Tuesday, April 22, 2014

A Quiet Man Slinks Through Los Angeles

I love Hollywood, but one night there was enough for me.

My room at the Roosevelt was cozy and nice---although I banged my shin on the wooden bed frame.

The window looked out over the back of Hollywood High School, with a a great view of the giant mural of the mascot, the Sheik. Behind it was the skyline of downtown L.A.

After freshening up, I went back down to the lobby where I got to be an audience extra during the taping of a segment for the film festivalRobert Osborne interviewed Maureen O'Hara.  The great actress was carried out in her wheel chair by her grandson. She spoke at length about her favorite soccer team in Ireland, and her admiration for Charles Laughton, who had signed her to an early contract. Several people called out "John Wayne" from the audience, and with that prompting she waxed about Wayne as well.

But she intimated that among the many leading men she'd had, she did not always enjoy kissing all of them.
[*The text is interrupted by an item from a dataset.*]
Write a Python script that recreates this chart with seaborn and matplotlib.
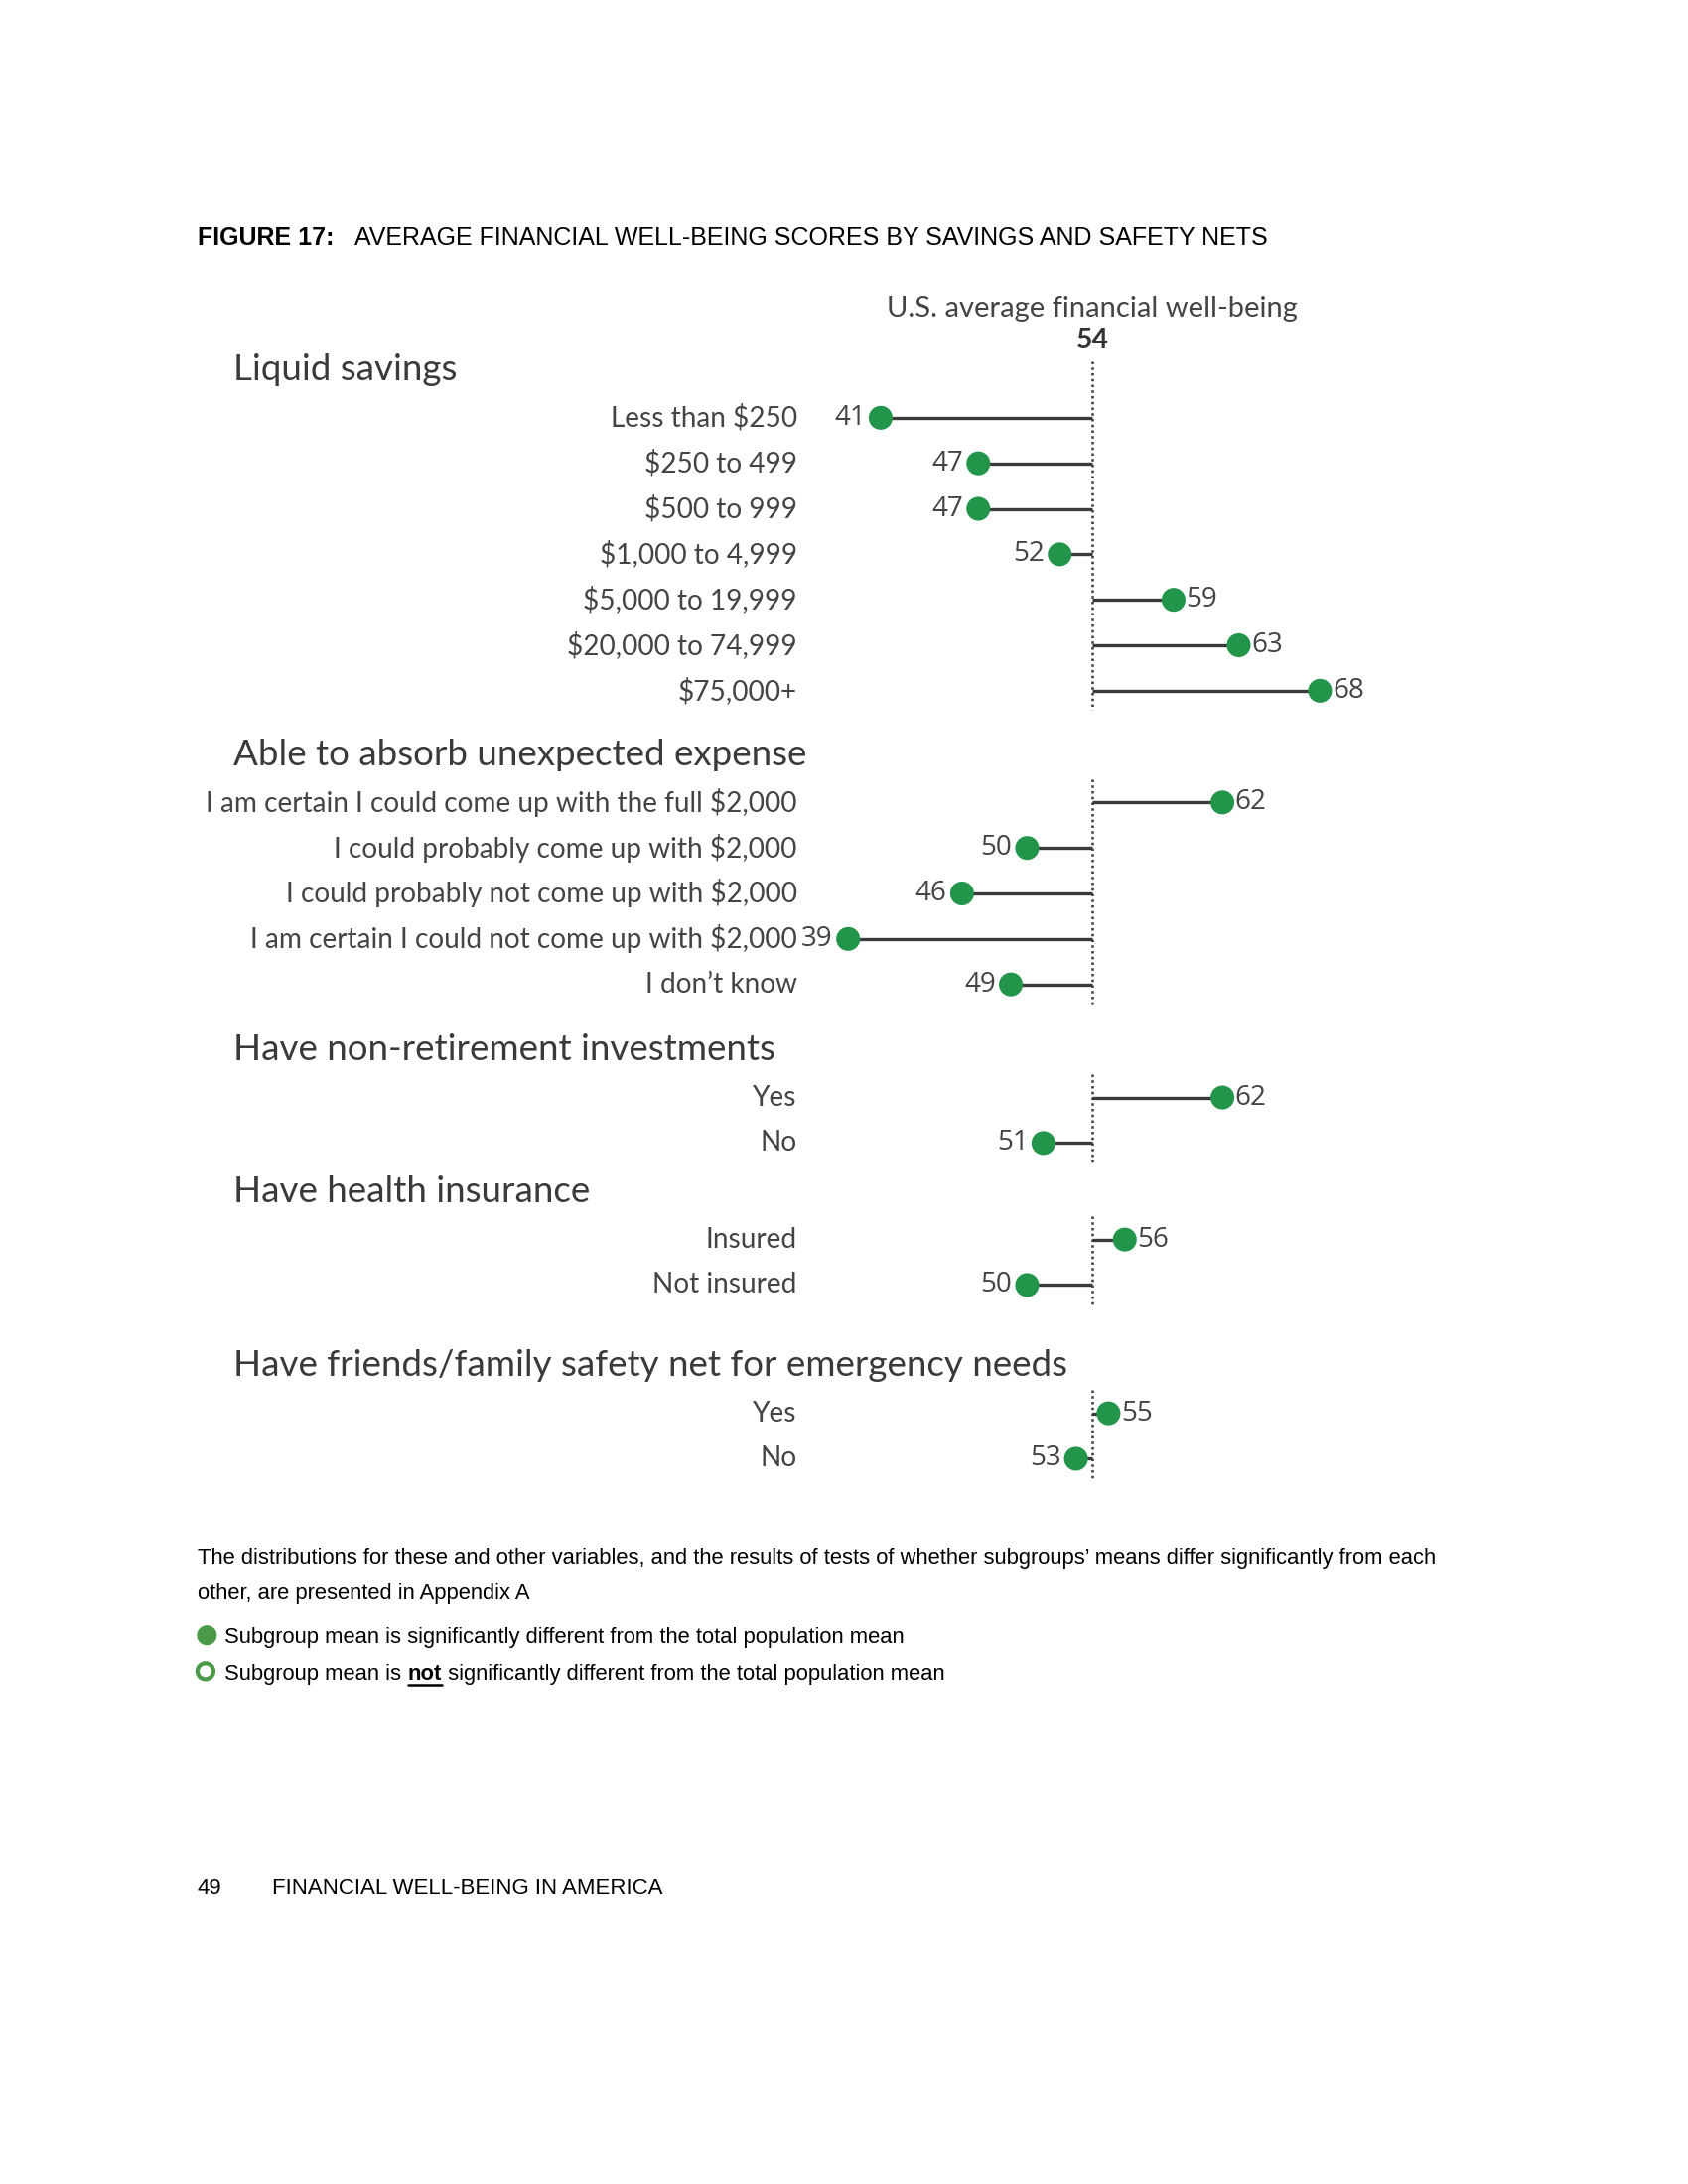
import matplotlib
matplotlib.use("Agg")
import matplotlib.pyplot as plt
import seaborn as sns
import pandas as pd
import numpy as np

# ---------------- data ----------------
groups = [
    "Liquid savings",
    "Able to absorb unexpected expense",
    "Have non-retirement investments",
    "Have health insurance",
    "Have friends/family safety net for emergency needs",
]
liquid_labels = ["Less than $250", "$250 to 499", "$500 to 999", "$1,000 to 4,999",
                 "$5,000 to 19,999", "$20,000 to 74,999", "$75,000+"]
liquid_scores = [41, 47, 47, 52, 59, 63, 68]
absorb_labels = ["I am certain I could come up with the full $2,000",
                 "I could probably come up with $2,000",
                 "I could probably not come up with $2,000",
                 "I am certain I could not come up with $2,000",
                 "I don\u2019t know"]
absorb_scores = [62, 50, 46, 39, 49]
invest_labels = ["Yes", "No"]
invest_scores = [62, 51]
health_labels = ["Insured", "Not insured"]
health_scores = [56, 50]
friends_labels = ["Yes", "No"]
friends_scores = [55, 53]
us_average = 54

# ---------------- layout ----------------
W, H = 1224.0, 1584.0          # reference design units
def fx(x): return x / W
def fy(y): return 1 - y / H

row_px = 33.3
first_row_px = [303, 582, 796, 899, 1025]   # design-unit y of first row in each group
group_offsets = [(p - first_row_px[0]) / row_px for p in first_row_px]

all_labels = [liquid_labels, absorb_labels, invest_labels, health_labels, friends_labels]
all_scores = [liquid_scores, absorb_scores, invest_scores, health_scores, friends_scores]

rows = []
for gi, (labs, scs) in enumerate(zip(all_labels, all_scores)):
    for ri, (l, s) in enumerate(zip(labs, scs)):
        rows.append({"group": groups[gi], "gi": gi, "label": l, "score": s,
                     "pos": group_offsets[gi] + ri * (33.0 / row_px)})
df = pd.DataFrame(rows)

sns.set_theme(style="white")
plt.rcParams["font.family"] = ["Lato", "DejaVu Sans"]

fig = plt.figure(figsize=(17, 22), dpi=100)
fig.patch.set_facecolor("white")

# axes: x in score units, y in row units
slope = 11.8
icpt = 792 - slope * 54
xlo, xhi = 30, 75
ytop_px, ybot_px = 236.4, 1102.2
ax = fig.add_axes([fx(icpt + slope * xlo), fy(ybot_px),
                   fx(icpt + slope * xhi) - fx(icpt + slope * xlo),
                   fy(ytop_px) - fy(ybot_px)])
ax.set_xlim(xlo, xhi)
ax.set_ylim((ybot_px - first_row_px[0]) / row_px, (ytop_px - first_row_px[0]) / row_px)
ax.axis("off")

green = "#23954a"
text_col = "#444444"
line_col = "#3a3a3a"

# stems
ax.hlines(df["pos"], us_average, df["score"], color=line_col, lw=2.4, zorder=1)

# dotted reference line per group
for gi in range(len(groups)):
    sub = df[df.gi == gi]
    top = sub.pos.min() - (1.23 if gi == 0 else 0.5)
    bot = sub.pos.max() + 0.42
    ax.vlines(us_average, top, bot, color=line_col, lw=1.8,
              linestyles=(0, (1.0, 1.3)), zorder=2)

# dots
sns.scatterplot(data=df, x="score", y="pos", ax=ax, color=green, s=300,
                edgecolor="none", linewidth=0, zorder=3, legend=False)

# value labels
num_font = ["Open Sans", "DejaVu Sans"]
for _, r in df.iterrows():
    if r.score < us_average:
        ax.annotate(f"{r.score}", (r.score, r.pos), xytext=(-11, 0),
                    textcoords="offset points", ha="right", va="center",
                    fontsize=20, color=text_col, family=num_font)
    else:
        ax.annotate(f"{r.score}", (r.score, r.pos), xytext=(9, 0),
                    textcoords="offset points", ha="left", va="center",
                    fontsize=20, color=text_col, family=num_font)

# row labels and group headers
tr = matplotlib.transforms.blended_transform_factory(fig.transFigure, ax.transData)
for _, r in df.iterrows():
    ax.text(fx(578), r.pos, r.label, transform=tr, ha="right", va="center",
            fontsize=20.2, color=text_col)
for gi, g in enumerate(groups):
    ax.text(fx(169), group_offsets[gi] - 1.04, g, transform=tr, ha="left",
            va="center", fontsize=26.5, color="#3a3a3a")

# reference annotation
fig.text(fx(792), fy(224), "U.S. average financial well-being", ha="center",
         va="center", fontsize=21, color=text_col)
fig.text(fx(792), fy(247), f"{us_average}", ha="center", va="center",
         fontsize=20.5, color="#333333", fontweight="bold")

# figure title
hel = ["Liberation Sans", "DejaVu Sans"]
fig.text(fx(143), fy(173), "FIGURE 17:", ha="left", va="center", fontsize=18,
         fontweight="bold", family=hel, color="black")
fig.text(fx(257), fy(173), "AVERAGE FINANCIAL WELL-BEING SCORES BY SAVINGS AND SAFETY NETS",
         ha="left", va="center", fontsize=18, family=hel, color="black")

# footnote
fs = 15.8
fig.text(fx(143), fy(1130), "The distributions for these and other variables, and the results of tests "
         "of whether subgroups\u2019 means differ significantly from each",
         ha="left", va="center", fontsize=fs, family=hel, color="black")
fig.text(fx(143), fy(1156), "other, are presented in Appendix A",
         ha="left", va="center", fontsize=fs, family=hel, color="black")

# legend
leg_green = "#4a9a48"
fig.add_artist(matplotlib.patches.Ellipse((fx(150), fy(1186)), 0.0118, 0.0091,
               transform=fig.transFigure, facecolor=leg_green, edgecolor="none"))
fig.add_artist(matplotlib.patches.Ellipse((fx(149), fy(1212)), 0.0095, 0.0073,
               transform=fig.transFigure, facecolor="white", edgecolor=leg_green, lw=3))
fig.text(fx(163), fy(1188), "Subgroup mean is significantly different from the total population mean",
         ha="left", va="center", fontsize=fs, family=hel, color="black")

renderer = fig.canvas.get_renderer()
t1 = fig.text(fx(163), fy(1214), "Subgroup mean is ", ha="left", va="center",
              fontsize=fs, family=hel, color="black")
bb1 = t1.get_window_extent(renderer)
x_not = bb1.x1 / fig.bbox.width
t2 = fig.text(x_not, fy(1214), "not", ha="left", va="center", fontsize=fs,
              family=hel, color="black", fontweight="bold")
bb2 = t2.get_window_extent(renderer)
fig.add_artist(matplotlib.lines.Line2D([bb2.x0 / fig.bbox.width, bb2.x1 / fig.bbox.width],
               [fy(1221.5), fy(1221.5)], transform=fig.transFigure, color="black", lw=1.8))
fig.text(bb2.x1 / fig.bbox.width, fy(1214), " significantly different from the total population mean",
         ha="left", va="center", fontsize=fs, family=hel, color="black")

# page footer
fig.text(fx(143), fy(1370), "49", ha="left", va="center", fontsize=16, family=hel, color="black")
fig.text(fx(197), fy(1370), "FINANCIAL WELL-BEING IN AMERICA", ha="left", va="center",
         fontsize=16, family=hel, color="black")

fig.savefig("out.png", dpi=100, facecolor="white")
That evening, feeling restless and aventurous, I went out walking east along nearby Sunset, which runs parallel to Hollywood Boulevard. I got caught up in a conversation with a gentle schizophrenic homeless person until politely excusing myself and leaving a dollar coin for his trouble. In one storefront window there was a portrait of the late Mickey Rooney, who had just passed away. His movies were on TCM all day that day. When I had left the room, Boys Town had been playing.

In the perfect evening light, I followed Sunset past Gower Gulch and several studio complexes, then across the freeway into Little Armenia. Then I walked up Western to Hollywood Boulevard again, and started back west towards my hotel as the sun sank behind the hills.

As it got fully dark, a half block from the hotel, I lingered a few moments at the corner of Highland,  thick with tourists, just people watching off to the side, while leaning against the wall of the Ripley's Museum.

I was rewarded in my leisure by a sighting of Ben Mankiewicz. He was waiting to cross the stoplight, looking around into traffic. I took the opportunity to introduce myself just long enough to thank for his work with TCM.  After a pleasant brief conversation at the light, he went off across Hollywood Boulevard looking for some other location, or for his car. Good guy, Ben Mankiewicz. He's a big fan of Bullit.

When I got back to the hotel I went to the bar and ordered an old fashion as a nightcap. The waiter asked how it was. I let the waves of flavor roll over my tongue before answering that it was quite a nice concotion on his part.

In the morning I checked out, took the subway back downtown, then caught the Metrolink out to Orange County. I got off at Santa Ana station and caught a local bus a couple miles south, then got off a block away from the Quality Suites, where I'd made a reservation. It was the Quality Suites John Wayne Airport, doncha know?